I happen to live in an area with four distinct seasons and a wide variety of weather patterns in each season. During winter, it might take over two feet in an overnight snowstorm to prompt any mass closures. In many areas where snowfall is rare, only a couple of inches might do the same thing.
To some degree, we are shaped by the weather around us. So are our characters. As authors, the decision for what season to set their story in is an active, conscious choice.
I’m currently working on Book 3 of the Elliot series, Elliot and the Yeti Threat, which takes place in winter. The snowy terrain not only provides Elliot with many of his problems and solutions, it also is the natural setting for the Yeti who is coming after him, placing Elliot at an additional disadvantage.
Here’s what a few other Inkies had to say:
Kate Coombs just completed a MG fantasy set in June “because I have a really gorgeous garden in the book and needed it to be in bloom, and I also have a hungry character with wings who lands in an orchard early in the book, hoping to eat the fruit, but the pears aren't ripe yet.”
Author of The Witchlanders, Lena Coakley, tells of two different cultures warring for dominance, so she wanted seasons to reflect that split. She “decided that the Witchlands should have only two seasons, and that a dramatic event called the chilling would mark the beginning of winter. In my book the chilling occurs near the beginning of the story: purple clouds reach out like fingers, covering the landscape, and the temperature drops abruptly, freezing rivers overnight. My two main characters are left to fend for themselves in a very bleak and wintery environment, an environment I often used to create obstacles for them by having them face blizzards, bitter cold and even an avalanche.”
In The Unnameables, Ellen Booraem “wanted a feeling of mystery and drawing in and impending darkness, so I set it in the fall. I could set the mood for a day by showing how close we were getting to the onset of winter.”

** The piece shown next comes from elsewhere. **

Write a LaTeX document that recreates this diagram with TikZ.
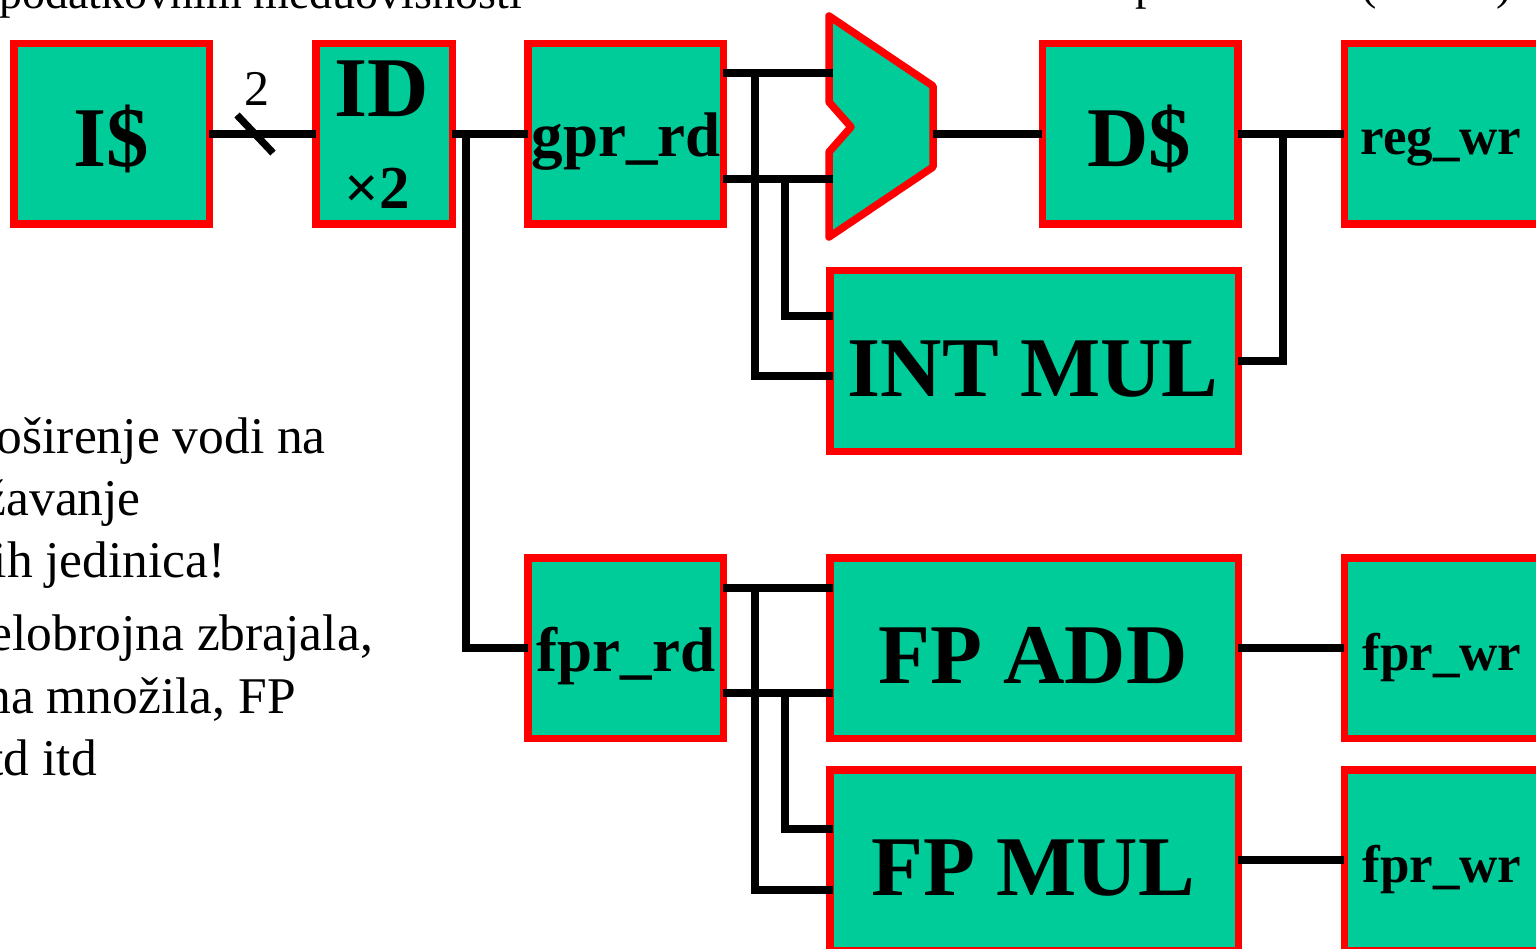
\documentclass[tikz,border=0pt]{standalone}
\usepackage{fontspec}
\setmainfont{Liberation Serif}
\definecolor{boxgreen}{RGB}{0,204,153}
\definecolor{boxred}{RGB}{255,0,0}
\tikzset{
  unit/.style={draw=boxred, fill=boxgreen, line width=7.5pt, inner sep=0pt, outer sep=0pt,
    minimum width=195.5pt, minimum height=180.5pt},
  wideunit/.style={unit, minimum width=408.5pt},
  wire/.style={line width=7.3pt, draw=black},
  bigtxt/.style={font=\fontsize{85}{90}\selectfont\bfseries, inner sep=0pt, anchor=base},
  midtxt/.style={font=\fontsize{63}{70}\selectfont\bfseries, inner sep=0pt, anchor=base},
  smalltxt/.style={font=\fontsize{53}{60}\selectfont\bfseries, inner sep=0pt, anchor=base},
  bodytxt/.style={font=\fontsize{51.5}{60}\selectfont, inner sep=0pt, anchor=base east},
}
\begin{document}
\begin{tikzpicture}[x=1pt,y=-1pt]
\useasboundingbox (0,0) rectangle (1536,949);

% top texts (cropped by the page edge)
\node[font=\fontsize{46}{50}\selectfont, inner sep=0pt, anchor=base west] (toptextL) at (-1,9) {podatkovnim međuovisnosti};
\node[font=\fontsize{46}{50}\selectfont, inner sep=0pt, anchor=base east] (toptextR) at (1512,0) {paralelizma (VLIW)};

% left text
\node[bodytxt] (l1) at (326,453) {Proširenje vodi na};
\node[bodytxt] (l2) at (141,515) {umnožavanje};
\node[bodytxt] (l3) at (226,577) {funkcijskih jedinica!};
\node[bodytxt] (l4) at (373,650) {Cjelobrojna zbrajala,};
\node[bodytxt] (l5) at (296,713) {cjelobrojna množila, FP};
\node[bodytxt] (l6) at (97,775) {itd itd};

% boxes
\node[unit] (icache) at (111.5,134) {};
\node[unit, minimum width=136.5pt] (id) at (384,134) {};
\node[unit] (gpr) at (625.5,134) {};
\node[unit] (dcache) at (1140,134) {};
\node[unit] (regwr) at (1442,134) {};
\node[wideunit] (intmul) at (1034,361) {};
\node[unit] (fpr) at (625.5,648) {};
\node[wideunit] (fpadd) at (1034,648) {};
\node[wideunit] (fpmul) at (1034,860) {};
\node[unit] (fprwrA) at (1442,648) {};
\node[unit] (fprwrB) at (1442,860) {};

% ALU
\draw[draw=boxred, fill=boxgreen, line width=7.5pt, line join=round]
  (829,16) -- (933,86) -- (933,167) -- (829,237) -- (829,152) -- (851,127) -- (829,102) -- cycle;
\coordinate (aluinA) at (833,73);
\coordinate (aluinB) at (833,179);
\coordinate (aluout) at (933,134);

% wires
\draw[wire] (icache.east) -- (id.west);
\coordinate (slashA) at (237,115);
\coordinate (slashB) at (273,153);
\draw[wire] (slashA) -- (slashB);
\node[font=\fontsize{50}{55}\selectfont, inner sep=0pt, anchor=base] (two) at (257,106) {2};

\draw[wire] (id.east) -- (gpr.west);
\coordinate (jid) at (466,134);
\draw[wire] (jid) |- (fpr.west);

\draw[wire] (gpr.east |- aluinA) -- (aluinA);
\draw[wire] (gpr.east |- aluinB) -- (aluinB);
\coordinate (gA) at (755,73);
\coordinate (gB) at (785,179);
\draw[wire] (gA) |- ([yshift=-15pt,xshift=3pt]intmul.west);
\draw[wire] (gB) |- ([yshift=45pt,xshift=3pt]intmul.west);

\draw[wire] (aluout) -- (dcache.west);
\draw[wire] (dcache.east) -- (regwr.west);
\coordinate (jd) at (1283,134);
\draw[wire] (jd) |- (intmul.east);

\draw[wire] ([yshift=60pt]fpr.east) -- ([yshift=60pt,xshift=3pt]fpadd.west);
\draw[wire] ([yshift=-45pt]fpr.east) -- ([yshift=-45pt,xshift=3pt]fpadd.west);
\coordinate (fA) at (755,588);
\coordinate (fB) at (785,693);
\draw[wire] (fA) |- ([yshift=-30pt,xshift=3pt]fpmul.west);
\draw[wire] (fB) |- ([yshift=31pt,xshift=3pt]fpmul.west);

\draw[wire] (fpadd.east) -- (fprwrA.west);
\draw[wire] (fpmul.east) -- (fprwrB.west);

% box labels
\node[bigtxt] (ticache) at (111.5,167) {I\$};
\node[bigtxt] (tid) at (382,117) {ID};
\node[font=\fontsize{61}{66}\selectfont\bfseries, inner sep=0pt, anchor=base] (tidx) at (377,209) {×2};
\node[midtxt] (tgpr) at (626,157) {gpr\_rd};
\node[bigtxt] (tdcache) at (1139,167) {D\$};
\node[smalltxt] (tregwr) at (1441,155) {reg\_wr};
\node[bigtxt] (tintmul) at (1033,396) {INT MUL};
\node[midtxt] (tfpr) at (626,671) {fpr\_rd};
\node[bigtxt] (tfpadd) at (1033,683) {FP ADD};
\node[smalltxt] (tfprwrA) at (1442,670) {fpr\_wr};
\node[bigtxt] (tfpmul) at (1033,895) {FP MUL};
\node[smalltxt] (tfprwrB) at (1442,882) {fpr\_wr};
\end{tikzpicture}
\end{document}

Both of Marissa Doyle’s books have “season” in their titles and are set in spring. She said, “The first is there because it revolves around the springtime London social "Season" when young ladies were on the prowl for husbands...but there's also the fact that it's the spring of my characters' lives.”

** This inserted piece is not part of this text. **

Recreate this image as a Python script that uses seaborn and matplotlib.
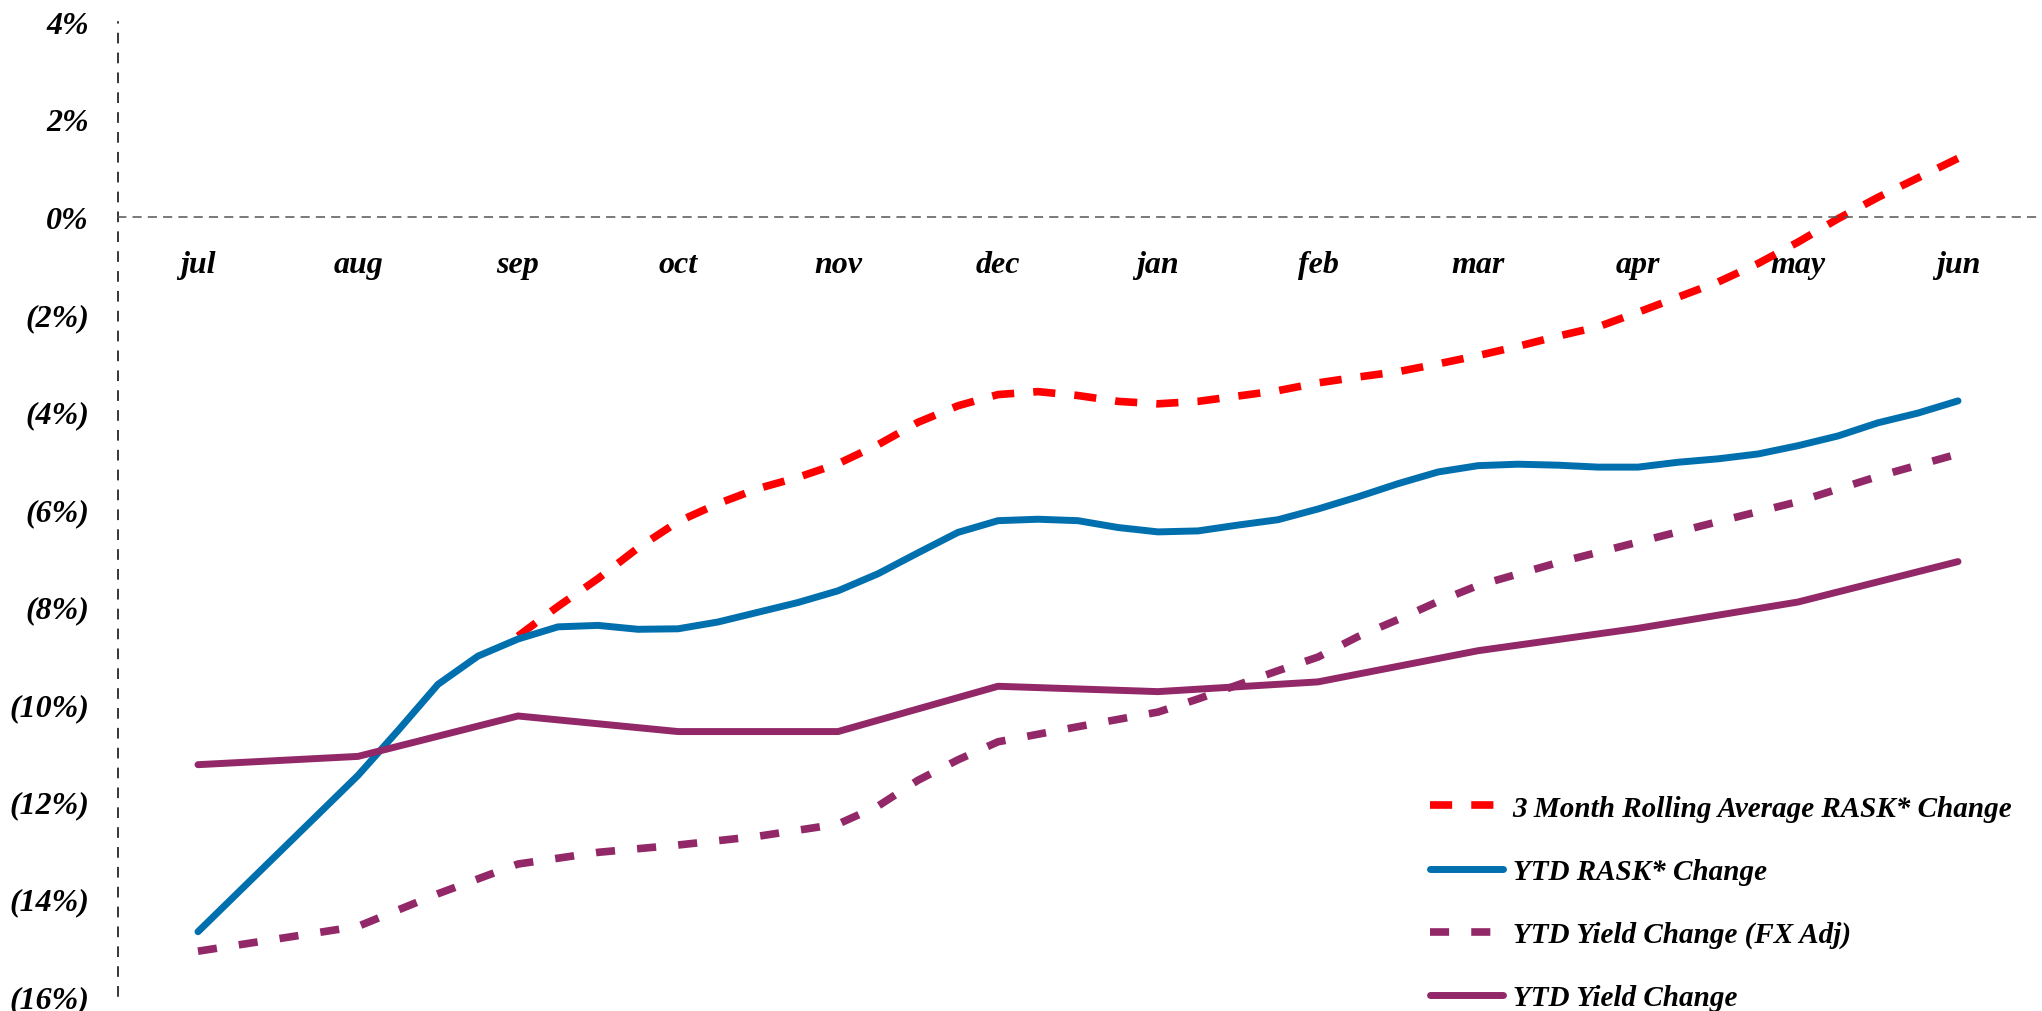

Elizabeth C Bunce’s book, , “takes place in winter--specifically, in a mountain castle that's snowbound due to avalanche--and part of the reason I did that was to capitalize on the isolation of the setting and the inability of the MC to physically escape her circumstances, of her being trapped between two deadly dangers: the intrigue inside the castle, and the raging winter outside. It was also the MC's first exposure to real winter and cold, and I found it served as a great dramatic background to her adjustment to this new life she's stolen into.

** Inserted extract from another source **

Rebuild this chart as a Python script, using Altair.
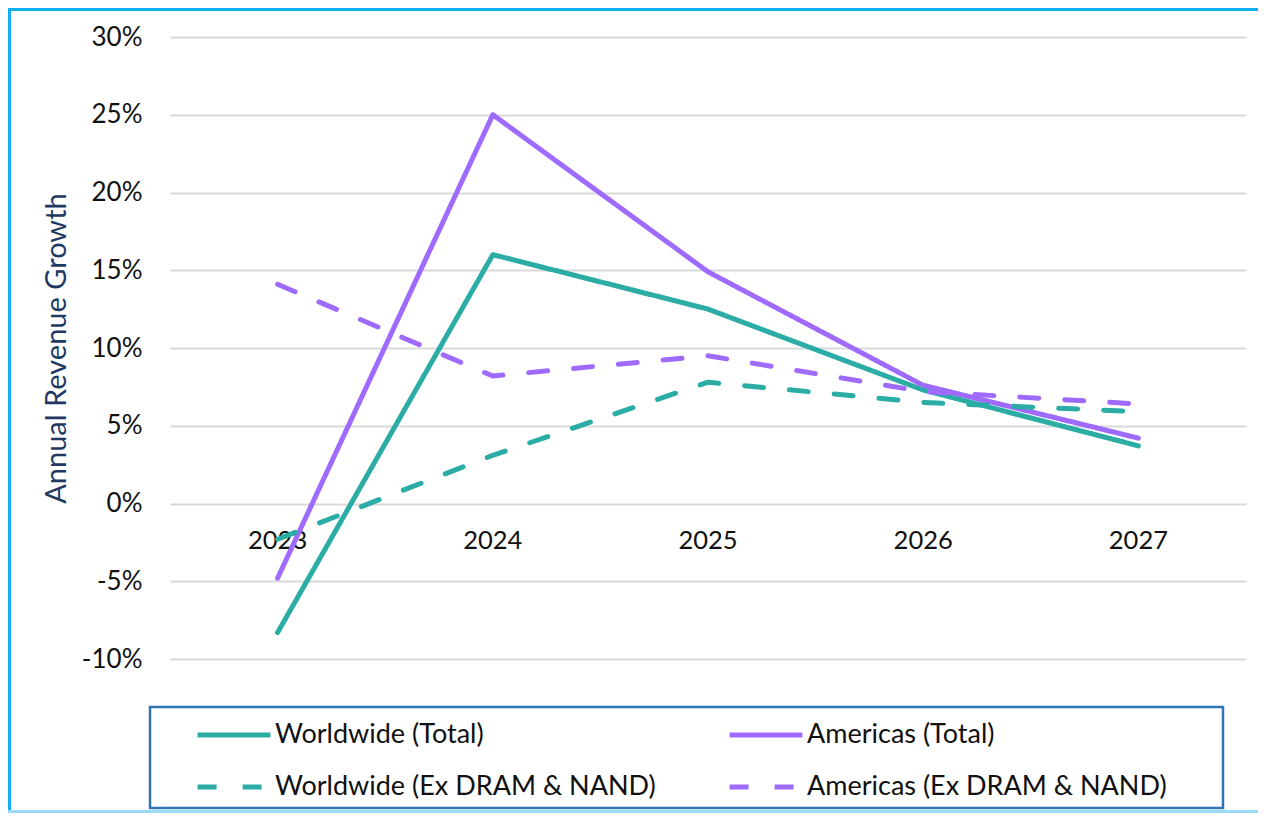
import altair as alt
import pandas as pd

years = ["2023", "2024", "2025", "2026", "2027"]
series_names = [
    "Worldwide (Total)",
    "Americas (Total)",
    "Worldwide (Ex DRAM & NAND)",
    "Americas (Ex DRAM & NAND)",
]
worldwide_total = [-8.3, 16.0, 12.5, 7.3, 3.7]
americas_total = [-4.8, 25.0, 14.9, 7.6, 4.2]
worldwide_ex = [-2.3, 3.1, 7.8, 6.5, 5.9]
americas_ex = [14.1, 8.2, 9.5, 7.2, 6.4]
y_ticks = [-10, -5, 0, 5, 10, 15, 20, 25, 30]

TEAL = "#2BADA6"
PURPLE = "#9F6BFF"
FONT = "Lato"

rows = []
for name, vals in zip(series_names, [worldwide_total, americas_total, worldwide_ex, americas_ex]):
    for yr, v in zip(years, vals):
        rows.append({"year": yr, "value": v, "series": name})
df = pd.DataFrame(rows)
labels_df = pd.DataFrame({"year": years, "zero": [0] * len(years)})
one = pd.DataFrame({"k": [0]})

W, H = 1076, 622

xscale = alt.Scale(type="point", domain=years, padding=0.5)
yscale = alt.Scale(domain=[-10, 30], nice=False, zero=False)

# decorative frames (layout only)
outer_top = alt.Chart(one).mark_rect(color="#12AFEE").encode(
    x=alt.value(-162), x2=alt.value(1090), y=alt.value(-29), y2=alt.value(-26))
outer_left = alt.Chart(one).mark_rect(color="#12AFEE").encode(
    x=alt.value(-162), x2=alt.value(-159), y=alt.value(-29), y2=alt.value(776))
outer_bottom = alt.Chart(one).mark_rect(color="#9ADBF6").encode(
    x=alt.value(-162), x2=alt.value(1090), y=alt.value(773), y2=alt.value(776))
legend_box = alt.Chart(one).mark_rect(fill="white", stroke="#2E75B6", strokeWidth=2.5).encode(
    x=alt.value(-20), x2=alt.value(1053), y=alt.value(670), y2=alt.value(771))

year_text = alt.Chart(labels_df).mark_text(
    dy=37, fontSize=25.5, font=FONT, color="#111111", baseline="middle", align="center"
).encode(
    x=alt.X("year:N", scale=xscale, axis=None),
    y=alt.Y("zero:Q", scale=yscale),
    text="year:N",
)

legend_def = dict(
    title=None,
    orient="none",
    direction="horizontal",
    legendX=25,
    legendY=659,
    columns=2,
    columnPadding=63,
    rowPadding=-22,
    symbolType="stroke",
    symbolSize=5300,
    symbolStrokeWidth=5,
    labelFont=FONT,
    labelFontSize=27,
    labelColor="#111111",
    labelOffset=2,
    padding=0,
    labelLimit=600,
)

lines = alt.Chart(df).mark_line(strokeWidth=5, strokeCap="round", strokeJoin="round").encode(
    x=alt.X("year:N", scale=xscale, axis=None, sort=years),
    y=alt.Y(
        "value:Q",
        scale=yscale,
        axis=alt.Axis(
            values=y_ticks,
            labelExpr="datum.value + '%'",
            title="Annual Revenue Growth",
            titleFont=FONT,
            titleFontSize=29,
            titleFontWeight="normal",
            titleColor="#1F3864",
            titleX=-114,
            titleY=311,
            titleAlign="center",
            titleBaseline="middle",
            titleAngle=-90,
            labelFont=FONT,
            labelFontSize=26,
            labelColor="#111111",
            labelPadding=28,
            ticks=False,
            domain=False,
            grid=True,
            gridColor="#D9D9D9",
            gridWidth=2,
        ),
    ),
    color=alt.Color(
        "series:N",
        scale=alt.Scale(domain=series_names, range=[TEAL, PURPLE, TEAL, PURPLE]),
        legend=alt.Legend(**legend_def),
    ),
    strokeDash=alt.StrokeDash(
        "series:N",
        scale=alt.Scale(domain=series_names, range=[[1, 0], [1, 0], [19, 26], [19, 26]]),
        legend=alt.Legend(**legend_def),
    ),
)

chart = alt.layer(outer_top, outer_left, outer_bottom, legend_box, year_text, lines).properties(
    width=W,
    height=H,
    background="white",
    autosize=alt.AutoSizeParams(type="none"),
    padding={"left": 162, "top": 29, "right": 12, "bottom": 154},
).configure_view(strokeWidth=0, stroke="transparent")

chart.save("out.html", embed_options={"renderer": "svg", "actions": False})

Here are a few tips to consider in choosing the season for your story:
1. Is your choice of the season mandated by the needs of the plot? If not, are there any symbolic reasons for choosing a season?
2. Within that season, what is the biggest possible weather incident that could occur?
3. If it happened (even though it may not), how would that big weather incident impact the story?
4. How might the story change if you switched to another season?
5. In what ways might the season or the typical weather play a role in the story?